Disciplinary statistics provided to the board of education at its work session Thursday are indeed disturbing. The number of incidents would be somewhere in the upper stratosphere if plotted on an atmospheric graph. They have grown that much since TBC, the time before COVID-19.
Data provided to the board represented the number of student disciplinary cases during the first semester only, from August through December, during the last three school years.
Here are the figures presented to the board: 899 incidents during the 2020-2021 school year; 1,601 during the 2021-2022 school year; and 2,154 during the most recently ended school semester. Disciplinary issues have increased by 140% in just three years.
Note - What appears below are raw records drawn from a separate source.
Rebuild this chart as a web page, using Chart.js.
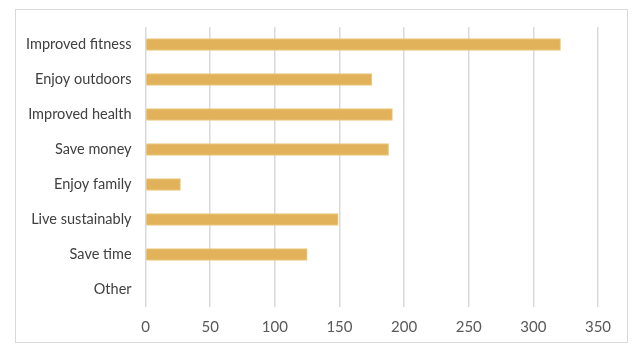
<!DOCTYPE html>
<html>
<head>
<meta charset="utf-8">
<script src="https://cdn.jsdelivr.net/npm/chart.js@4"></script>
<style>
  html, body { margin: 0; padding: 0; background: #fff; }
  #frame {
    position: absolute; left: 15px; top: 9px; width: 613px; height: 334px;
    border: 1px solid #d9d9d9; box-sizing: border-box;
  }
  #wrap { position: absolute; left: 0; top: 0; width: 640px; height: 355px; }
</style>
</head>
<body>
<div id="frame"></div>
<div id="wrap"><canvas id="chart"></canvas></div>
<script>
// Chart data
const categories = ['Improved fitness', 'Enjoy outdoors', 'Improved health', 'Save money',
  'Enjoy family', 'Live sustainably', 'Save time', 'Other'];
const responses = [321, 175, 191, 188, 27, 149, 125, 0];
const xTicks = [0, 50, 100, 150, 200, 250, 300, 350];

const ctx = document.getElementById('chart').getContext('2d');
new Chart(ctx, {
  type: 'bar',
  data: {
    labels: categories,
    datasets: [{
      data: responses,
      backgroundColor: '#E2B25A',
      borderColor: '#EDC97F',
      borderWidth: 1,
      barThickness: 12
    }]
  },
  options: {
    indexAxis: 'y',
    responsive: true,
    maintainAspectRatio: false,
    animation: false,
    layout: { padding: { left: 12, right: 42, top: 27, bottom: 8 } },
    plugins: { legend: { display: false }, tooltip: { enabled: false } },
    scales: {
      x: {
        min: 0,
        max: 350,
        afterBuildTicks: axis => { axis.ticks = xTicks.map(v => ({ value: v })); },
        grid: { color: '#d9d9d9', lineWidth: 1.5, drawTicks: false },
        border: { display: false },
        ticks: { color: '#595959', font: { family: 'Lato', size: 15 }, padding: 11 }
      },
      y: {
        grid: { display: false, drawTicks: false },
        border: { display: false },
        ticks: { color: '#404040', font: { family: 'Lato', size: 14.5 }, padding: 14 }
      }
    }
  }
});
</script>
</body>
</html>
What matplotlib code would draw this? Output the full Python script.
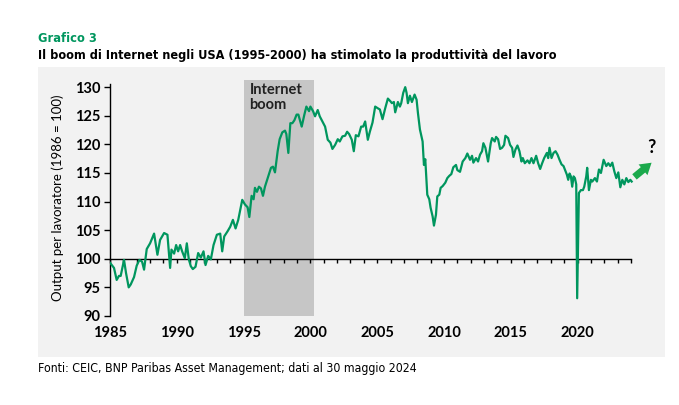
import numpy as np
import matplotlib
matplotlib.use('Agg')
from matplotlib import pyplot as plt
from matplotlib.patches import Rectangle

# dati (anno decimale, output per lavoratore 1986=100)
anni = [1985.0, 1985.07, 1985.3, 1985.5, 1985.67, 1985.8, 1986.05, 1986.2, 1986.4, 1986.55,
        1986.8, 1987.0, 1987.2, 1987.4, 1987.55, 1987.75, 1988.0, 1988.3, 1988.55, 1988.75,
        1989.05, 1989.3, 1989.5, 1989.6, 1989.8, 1989.95, 1990.1, 1990.25, 1990.4, 1990.6,
        1990.75, 1990.9, 1991.05, 1991.2, 1991.4, 1991.6, 1991.8, 1992.0, 1992.15, 1992.35,
        1992.55, 1992.75, 1993.0, 1993.25, 1993.4, 1993.55, 1993.8, 1994.0, 1994.2, 1994.4,
        1994.6, 1994.7, 1994.9, 1995.1, 1995.3, 1995.43, 1995.6, 1995.75, 1995.85, 1996.0,
        1996.15, 1996.3, 1996.45, 1996.6, 1996.85, 1997.05, 1997.2, 1997.35, 1997.55, 1997.7,
        1997.9, 1998.1, 1998.2, 1998.35, 1998.5, 1998.65, 1998.8, 1998.97, 1999.1, 1999.35,
        1999.55, 1999.7, 1999.9, 2000.0, 2000.2, 2000.35, 2000.55, 2000.7, 2000.9, 2001.1,
        2001.3, 2001.5, 2001.65, 2001.85, 2002.05, 2002.2, 2002.4, 2002.6, 2002.75, 2002.9,
        2003.1, 2003.25, 2003.4, 2003.6, 2003.8, 2003.95, 2004.1, 2004.3, 2004.45, 2004.65,
        2004.85, 2005.05, 2005.2, 2005.4, 2005.6, 2005.8, 2006.0, 2006.1, 2006.25, 2006.35,
        2006.55, 2006.7, 2006.8, 2006.95, 2007.1, 2007.2, 2007.3, 2007.45, 2007.6, 2007.8,
        2007.95, 2008.05, 2008.2, 2008.4, 2008.5, 2008.6, 2008.75, 2008.9, 2009.0, 2009.15,
        2009.25, 2009.4, 2009.5, 2009.65, 2009.75, 2009.9, 2010.1, 2010.25, 2010.4, 2010.55,
        2010.7, 2010.9, 2011.0, 2011.2, 2011.4, 2011.6, 2011.75, 2011.95, 2012.1, 2012.2,
        2012.4, 2012.55, 2012.7, 2012.85, 2012.95, 2013.1, 2013.3, 2013.5, 2013.6, 2013.8,
        2013.9, 2014.05, 2014.2, 2014.35, 2014.5, 2014.6, 2014.8, 2014.95, 2015.1, 2015.2,
        2015.35, 2015.5, 2015.65, 2015.8, 2015.9, 2016.05, 2016.25, 2016.4, 2016.55, 2016.7,
        2016.9, 2017.05, 2017.2, 2017.35, 2017.5, 2017.7, 2017.8, 2017.9, 2018.05, 2018.2,
        2018.35, 2018.5, 2018.65, 2018.8, 2018.95, 2019.1, 2019.2, 2019.3, 2019.4, 2019.5,
        2019.6, 2019.7, 2019.8, 2019.9, 2019.97, 2020.1, 2020.25, 2020.4, 2020.5, 2020.65,
        2020.72, 2020.85, 2021.0, 2021.1, 2021.3, 2021.45, 2021.6, 2021.75, 2021.85, 2021.95,
        2022.15, 2022.3, 2022.45, 2022.6, 2022.75, 2022.9, 2023.05, 2023.2, 2023.35, 2023.5,
        2023.65, 2023.8, 2023.95, 2024.05]
output = [99.3, 99.1, 98.4, 96.3, 97.0, 97.0, 99.8, 97.5, 95.0, 95.5,
          96.8, 98.8, 99.8, 99.5, 98.1, 101.7, 102.7, 104.4, 100.7, 103.3,
          104.5, 104.2, 98.4, 101.6, 100.9, 102.4, 101.3, 102.4, 101.3, 100.1,
          102.7, 99.9, 98.7, 98.2, 98.6, 101.0, 100.2, 101.3, 98.9, 100.5,
          99.9, 102.4, 104.2, 104.4, 101.3, 103.9, 104.8, 105.6, 106.8, 105.3,
          106.8, 108.0, 110.3, 109.5, 109.0, 107.3, 111.0, 110.4, 112.4, 111.7,
          112.6, 112.3, 111.0, 112.6, 114.4, 115.9, 116.1, 115.1, 118.8, 120.9,
          122.1, 122.4, 121.8, 118.5, 123.7, 123.7, 124.2, 125.2, 125.2, 123.1,
          125.2, 126.6, 125.8, 126.6, 125.8, 124.9, 126.0, 124.9, 124.0, 123.1,
          120.8, 120.3, 119.2, 119.9, 120.9, 120.5, 121.4, 121.5, 122.2, 121.8,
          120.8, 118.8, 121.6, 121.4, 123.1, 123.1, 124.0, 120.8, 122.2, 123.8,
          126.6, 126.3, 126.1, 124.4, 126.3, 128.0, 127.5, 127.2, 127.4, 125.6,
          127.4, 126.6, 127.2, 129.0, 130.0, 129.0, 127.2, 128.5, 127.4, 128.7,
          127.8, 125.5, 122.6, 120.5, 116.4, 117.4, 111.2, 110.4, 108.9, 107.4,
          105.8, 107.7, 110.9, 111.2, 112.4, 112.7, 113.3, 114.1, 114.5, 114.8,
          116.0, 116.4, 115.5, 115.2, 117.0, 117.6, 118.4, 117.3, 118.0, 116.8,
          117.6, 117.0, 118.2, 118.8, 120.2, 119.4, 117.0, 120.2, 121.1, 120.5,
          121.3, 120.9, 119.2, 119.4, 119.9, 121.5, 121.1, 119.9, 119.4, 117.8,
          119.1, 119.8, 118.8, 117.0, 117.6, 116.7, 117.2, 116.7, 117.6, 116.7,
          118.0, 116.7, 115.7, 116.7, 117.6, 118.5, 117.6, 119.4, 117.6, 118.5,
          118.8, 118.2, 117.3, 116.5, 116.2, 115.3, 114.7, 113.8, 114.9, 114.4,
          112.6, 114.4, 114.1, 113.0, 93.1, 111.5, 112.0, 112.0, 112.6, 114.4,
          115.9, 112.0, 113.8, 113.5, 114.1, 113.5, 115.6, 115.0, 116.2, 117.3,
          116.2, 116.7, 116.2, 116.8, 115.3, 114.1, 115.1, 112.5, 113.8, 113.0,
          114.1, 113.4, 113.8, 113.5]

boom_inizio = 1995.0
boom_fine = 2000.3
freccia_da = (2024.1, 114.0)
freccia_a = (2025.7, 117.1)
anni_tick = [1985, 1990, 1995, 2000, 2005, 2010, 2015, 2020]
y_tick = [90, 95, 100, 105, 110, 115, 120, 125, 130]

verde = '#00965E'
verde_freccia = '#1BA94C'
font_titolo = ['DejaVu Sans', 'Liberation Sans']
font_assi = ['Lato', 'DejaVu Sans']

fig = plt.figure(figsize=(6.79, 4.05), dpi=100)
fig.patch.set_facecolor('white')

# riquadro grigio di sfondo
fig.patches.append(Rectangle((0.056, 0.1185), 0.923, 0.716, transform=fig.transFigure,
                             facecolor='#f2f2f2', edgecolor='none', zorder=-5))

fig.text(0.056, 0.906, 'Grafico 3', color=verde, fontsize=9.2, fontweight='bold',
         family=font_titolo, fontstretch='condensed', va='center')
fig.text(0.056, 0.862, "Il boom di Internet negli USA (1995-2000) ha stimolato la produttività del lavoro",
         color='black', fontsize=9.1, fontweight='bold', family=font_titolo,
         fontstretch='condensed', va='center')
fig.text(0.056, 0.091, 'Fonti: CEIC, BNP Paribas Asset Management; dati al 30 maggio 2024',
         color='black', fontsize=8.8, family=font_titolo, fontstretch='condensed', va='center')

ax = fig.add_axes([0.162, 0.2198, 0.8165, 0.582])
ax.set_zorder(2)
ax.patch.set_visible(False)
ax.set_xlim(1985, 2026.5)
ax.set_ylim(90, 131.2)

ax.axvspan(boom_inizio, boom_fine, color='#c6c6c6', lw=0, zorder=1)
ax.text(boom_inizio + 0.45, 130.8, 'Internet\nboom', fontsize=10.5, family=font_assi,
        fontweight='bold', va='top', ha='left', color='#222222', linespacing=1.1, zorder=3)

ax.plot(anni, output, color=verde, lw=1.6, zorder=4)

ax.annotate('', xy=freccia_a, xytext=freccia_da,
            arrowprops=dict(arrowstyle='simple,head_width=1.0,head_length=0.8,tail_width=0.5',
                            color=verde_freccia, lw=0), zorder=5)
ax.text(freccia_a[0] - 0.2, freccia_a[1] + 0.9, '?', fontsize=13, family=font_assi,
        fontweight='bold', ha='center', va='bottom', color='black')

for s in ['top', 'right']:
    ax.spines[s].set_visible(False)
ax.spines['left'].set_bounds(90, 130.5)
ax.spines['bottom'].set_position(('data', 100))
ax.spines['bottom'].set_bounds(1985, 2024)
ax.spines['left'].set_linewidth(1.0)
ax.spines['bottom'].set_linewidth(1.0)

ax.set_yticks(y_tick)
ax.set_yticklabels([str(v) for v in y_tick], fontsize=10.5, family=font_assi, fontweight='bold')
ax.tick_params(axis='y', length=4, width=1, pad=3)

ax.set_xticks(np.arange(1985, 2025, 1))
ax.tick_params(axis='x', length=3, width=1, direction='out', labelbottom=False)

# etichette anni in basso
sec = ax.secondary_xaxis(0)
sec.set_xticks(anni_tick)
sec.set_xticklabels([str(a) for a in anni_tick], fontsize=10.5, family=font_assi, fontweight='bold')
sec.tick_params(length=0, pad=7)
sec.spines['bottom'].set_visible(False)

ax.set_ylabel('Output per lavoratore (1986 = 100)', fontsize=9.5, family=font_assi)
ax.yaxis.set_label_coords(-0.083, 0.5)

fig.savefig('out.png', dpi=100)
Senetra Haywood, director of student services for the Glynn County School System, offered an explanation for the sharp rise. “We have a lot of things that we think are attributing to that,” Haywood told board members. “There’s a lot of social skill deficits with our kids, being able to resolve conflicts and talk through issues.” Haywood also noted that social media has given birth to new challenges.
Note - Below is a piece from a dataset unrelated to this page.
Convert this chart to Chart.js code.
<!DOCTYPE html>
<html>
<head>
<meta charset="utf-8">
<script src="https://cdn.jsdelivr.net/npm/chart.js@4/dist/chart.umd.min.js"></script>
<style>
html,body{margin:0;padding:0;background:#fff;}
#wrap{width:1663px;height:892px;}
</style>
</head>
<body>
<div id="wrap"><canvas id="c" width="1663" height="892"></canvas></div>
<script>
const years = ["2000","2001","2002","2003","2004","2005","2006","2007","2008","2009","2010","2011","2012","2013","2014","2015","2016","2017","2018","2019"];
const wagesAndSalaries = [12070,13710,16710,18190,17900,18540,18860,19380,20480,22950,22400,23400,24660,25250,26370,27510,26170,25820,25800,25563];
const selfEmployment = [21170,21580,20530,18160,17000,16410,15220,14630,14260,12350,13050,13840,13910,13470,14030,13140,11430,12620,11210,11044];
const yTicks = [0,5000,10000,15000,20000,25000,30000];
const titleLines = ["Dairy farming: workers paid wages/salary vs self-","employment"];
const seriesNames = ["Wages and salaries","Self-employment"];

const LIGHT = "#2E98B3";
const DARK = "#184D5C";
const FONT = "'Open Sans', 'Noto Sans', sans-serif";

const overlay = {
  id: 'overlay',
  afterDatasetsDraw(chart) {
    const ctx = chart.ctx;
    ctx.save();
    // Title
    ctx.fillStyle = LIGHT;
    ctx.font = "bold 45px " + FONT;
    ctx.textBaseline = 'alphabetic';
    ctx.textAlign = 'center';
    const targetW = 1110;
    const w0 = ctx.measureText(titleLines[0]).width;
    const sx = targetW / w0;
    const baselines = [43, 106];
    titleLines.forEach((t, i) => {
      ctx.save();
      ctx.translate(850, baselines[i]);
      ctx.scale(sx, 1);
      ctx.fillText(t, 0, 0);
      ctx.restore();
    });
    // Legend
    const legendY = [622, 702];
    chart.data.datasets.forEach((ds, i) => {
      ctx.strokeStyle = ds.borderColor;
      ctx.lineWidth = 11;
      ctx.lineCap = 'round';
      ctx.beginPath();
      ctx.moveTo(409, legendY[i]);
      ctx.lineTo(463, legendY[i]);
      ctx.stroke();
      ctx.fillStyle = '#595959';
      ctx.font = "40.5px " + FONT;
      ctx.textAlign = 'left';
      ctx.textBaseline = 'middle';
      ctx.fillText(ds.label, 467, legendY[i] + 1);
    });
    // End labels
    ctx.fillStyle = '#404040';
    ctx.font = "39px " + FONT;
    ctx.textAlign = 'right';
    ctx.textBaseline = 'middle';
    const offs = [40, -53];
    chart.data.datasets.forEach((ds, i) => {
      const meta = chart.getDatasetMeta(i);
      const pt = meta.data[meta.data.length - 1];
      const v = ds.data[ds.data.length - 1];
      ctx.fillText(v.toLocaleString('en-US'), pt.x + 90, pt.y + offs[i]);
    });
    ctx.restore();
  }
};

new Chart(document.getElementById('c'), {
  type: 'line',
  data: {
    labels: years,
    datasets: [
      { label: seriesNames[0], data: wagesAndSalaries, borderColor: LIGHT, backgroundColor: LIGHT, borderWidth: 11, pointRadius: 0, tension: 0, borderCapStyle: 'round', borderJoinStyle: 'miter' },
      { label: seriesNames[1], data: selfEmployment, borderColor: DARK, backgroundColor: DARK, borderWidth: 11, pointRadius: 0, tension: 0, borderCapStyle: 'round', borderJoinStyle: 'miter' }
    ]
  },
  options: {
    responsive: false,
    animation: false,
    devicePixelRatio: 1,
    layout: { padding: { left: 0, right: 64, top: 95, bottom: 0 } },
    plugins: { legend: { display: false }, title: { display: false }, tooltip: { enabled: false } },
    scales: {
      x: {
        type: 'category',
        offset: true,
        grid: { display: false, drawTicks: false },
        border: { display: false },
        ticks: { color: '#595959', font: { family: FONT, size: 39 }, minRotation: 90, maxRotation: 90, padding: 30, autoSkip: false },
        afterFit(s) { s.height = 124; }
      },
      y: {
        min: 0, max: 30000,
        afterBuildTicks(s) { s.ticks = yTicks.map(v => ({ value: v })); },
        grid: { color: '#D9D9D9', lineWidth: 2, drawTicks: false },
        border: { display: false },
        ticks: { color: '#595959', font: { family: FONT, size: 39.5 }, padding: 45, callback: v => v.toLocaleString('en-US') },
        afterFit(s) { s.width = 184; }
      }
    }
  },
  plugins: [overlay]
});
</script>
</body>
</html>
She reminded the school board of this: “As we’ve discussed many times, our schools are a microcosm of our community, and so we’ve seen an uptick of violent behavior in our community and we are seeing it in our schools.”
A big contributor to the harrowing leap in disciplinary problems is COVID-19, Haywood pointed out. A lot of students have witnessed its destructiveness, having lost a parent, grandparent or other family member during the thick of the pandemic.
School administrators are working to resolve the crisis. Atlanta-based Kate’s Club, for example, is offering therapeutic services in partnership with the school system to children who lost someone dear to them during the pandemic. The mentorship program in middle schools also has been bolstered.
The question is whether it is enough to stop the climb in the number of violations committed by students. Is the school system and board doing everything they can to reverse this alarming trend? Are they using what powers federal and state governments have left them to ensure safe classrooms, safe corridors and safe grounds for our sons and daughters?
If the answer is anything less than “yes” to these questions, then the board and the administration have their work cut out for them.